The United States needs to realize that it is not alone in this effort and there are resources available to help succeed in this mission. In many cases, these resources already exist and bringing them into the process does not necessarily mean huge economic costs. However, it does mean a rethinking of the philosophy behind the approach of SSA as well as policy towards cooperation. Part of this re-thinking is to realize that SSA is not solely a military mission: while it does indeed have a strong military component, it also plays a big role in commercial and civil space affairs. Just as the military does not have a monopoly on space remote sensing imagery, weather data, navigation, or communications, commercial, civil and international players need to be brought into the discussion on SSA and mixed with unilateral military solutions.
One of the great lessons of the Internet Age is that more eyeballs on a problem almost always leads to more accurate information and more timely updates.4 Gone are the days when the prevailing assumption is that a small group of “experts” maintaining a set of data is the best way to go. By opening it up to more people, you greatly increase the chances of finding mistakes and reduce the mind share needed to keep a handle on the data.
Additionally, having large numbers of people looking a data set almost always results in some surprising new ways of analyzing, sorting and creating value from that data. Of course, there are some elements of a satellite catalog that should not be publicly crowd-sourced - in particular intelligence on capabilities and limitations of foreign military satellites. But aside from that small section, the other pieces of data that are already made public and shared (element sets, object names, object type) would benefit.
This means that methods of bringing commercial, civil, and international sources of data into the SSA process to improve the existing satellite catalog need to be explored while simultaneously increasing access to that catalog for international civil and commercial use. At the same time, efforts must be made to separate out and protect information that is truly of a critical, national security nature for the United States and its allies.
Part of this international cooperation and dialog should be on better defining the terms used in SSA, including what information should be in the satellite catalog and what an “active payload” is. Commercial operations and governments should be encouraged to share more data on initial orbits for newly launched objects and especially in-orbit maneuvers of existing objects. Doing so would reduce the workload on SSA systems, improve the accuracy of the satellite catalog, and contribute to trust and transparency.

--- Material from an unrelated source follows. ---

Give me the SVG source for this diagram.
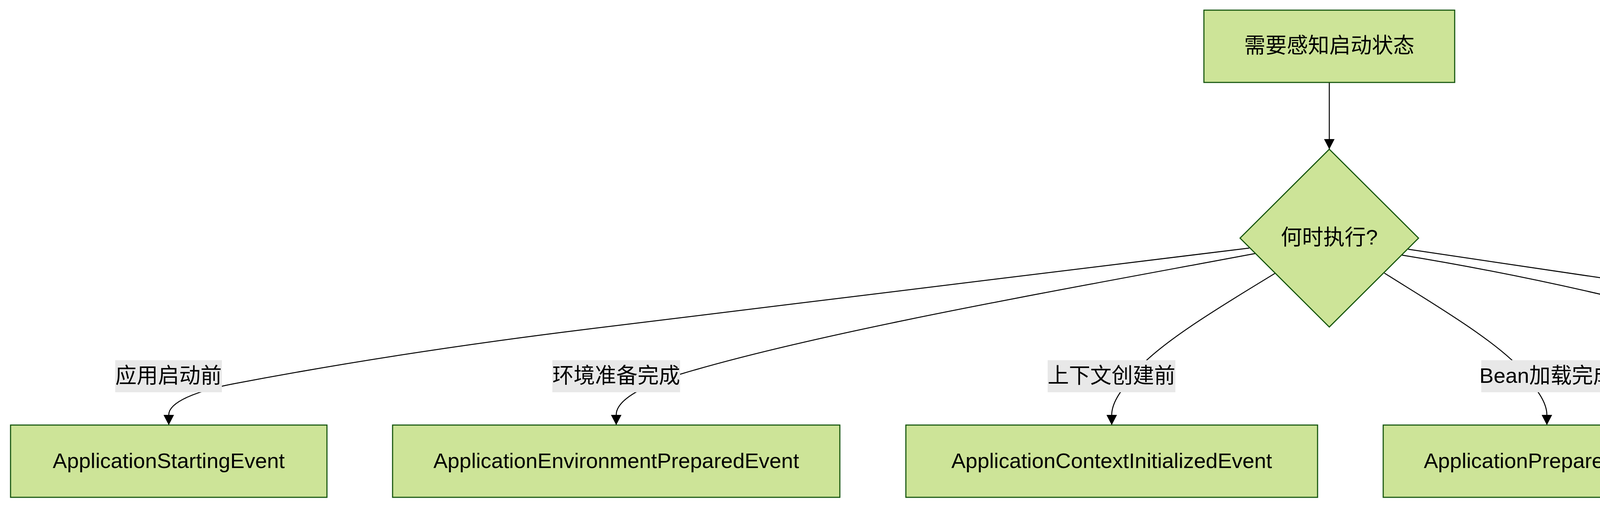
<svg xmlns="http://www.w3.org/2000/svg" width="6336" height="1308" viewBox="0 0 6336 1308">
<style>
.node rect, .node polygon { fill:#cde498; stroke:#13540c; stroke-width:2.8; }
.t { font-family:"Liberation Sans","Noto Sans CJK SC",sans-serif; font-size:54.5px; fill:#000; text-anchor:middle; }
.edge { fill:none; stroke:#000; stroke-width:2.5; marker-end:url(#arrow); }
.lbl rect { fill:#e8e8e8; }
</style>
<defs>
<marker id="arrow" markerUnits="userSpaceOnUse" markerWidth="27" markerHeight="27" refX="26" refY="13.5" orient="auto" viewBox="0 0 27 27"><path d="M0,0 L26,13.5 L0,27 Z" fill="#000"/></marker>
</defs>
<rect width="6336" height="1308" fill="#ffffff"/>
<g id="connectors">
<path class="edge" d="M3403,211 L3403,382"/>
<path class="edge" d="M3198,635 L1500,843 C1200,880 900,925 600,982 C500,1001 432,1030 432,1062 L432,1088"/>
<path class="edge" d="M3213,649 C2700,745 2100,850 1741,958 C1680,976 1577.5,1015 1577.5,1062 L1577.5,1088"/>
<path class="edge" d="M3265,699 C3150,770 2960,880 2900,960 C2870,1000 2846,1030 2846,1062 L2846,1088"/>
<path class="edge" d="M3544,699 C3656,770 3846,880 3906,960 C3936,1000 3960,1030 3960,1062 L3960,1088"/>
<path class="edge" d="M3589,653 C4000,720 4500,840 4810,962 C4880,990 4946,1020 4946,1062 L4946,1088"/>
<path class="edge" d="M3605,638 L5250,882 C5450,912 5650,945 5787,990 C5840,1010 5895.5,1020 5895.5,1062 L5895.5,1088"/>
</g>
<g id="node-start" class="node">
<rect x="3082" y="26" width="642" height="185"/>
<text class="t" x="3403" y="135">需要感知启动状态</text>
</g>
<g id="node-decision" class="node">
<polygon points="3403,382 3631.5,609.5 3403,837 3174.5,609.5"/>
<text class="t" x="3403" y="626">何时执行?</text>
</g>
<g id="node-starting" class="node">
<rect x="27" y="1088" width="810" height="185"/>
<text class="t" x="432" y="1198">ApplicationStartingEvent</text>
</g>
<g id="node-env" class="node">
<rect x="1005" y="1088" width="1145" height="185"/>
<text class="t" x="1577.5" y="1198">ApplicationEnvironmentPreparedEvent</text>
</g>
<g id="node-ctx" class="node">
<rect x="2319" y="1088" width="1054" height="185"/>
<text class="t" x="2846" y="1198">ApplicationContextInitializedEvent</text>
</g>
<g id="node-prepared" class="node">
<rect x="3541" y="1088" width="838" height="185"/>
<text class="t" x="3960" y="1198">ApplicationPreparedEvent</text>
</g>
<g id="node-started" class="node">
<rect x="4547" y="1088" width="798" height="185"/>
<text class="t" x="4946" y="1198">ApplicationStartedEvent</text>
</g>
<g id="node-ready" class="node">
<rect x="5514" y="1088" width="763" height="185"/>
<text class="t" x="5895.5" y="1198">ApplicationReadyEvent</text>
</g>
<g id="edge-labels" class="lbl">
<rect x="295" y="922" width="273" height="82"/>
<text class="t" x="431.5" y="980">应用启动前</text>
<rect x="1414" y="922" width="327" height="82"/>
<text class="t" x="1577.5" y="980">环境准备完成</text>
<rect x="2682" y="922" width="327" height="82"/>
<text class="t" x="2845.5" y="980">上下文创建前</text>
<rect x="3792" y="922" width="336" height="82"/>
<text class="t" x="3960" y="980">Bean加载完成</text>
<rect x="4810" y="922" width="272" height="82"/>
<text class="t" x="4946" y="980">应用已启动</text>
<rect x="5787" y="922" width="216" height="82"/>
<text class="t" x="5895" y="980">应用就绪</text>
</g>
</svg>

As is the case with many regimes and problems, knowledge is the key to safe and secure operations in space. A comprehensive and accurate satellite catalog is the essential foundation of this knowledge and enables many other services and functions. While the US military does a yeoman’s job with this mission currently, there are many initiatives that the US government can undertake to improve the situation. The incentive is assured access to and continued use of space for the US, part of which depends on the actions of all the other actors in space. Only when everyone is on the same page of music and understands the space environment can we truly make progress towards space sustainability.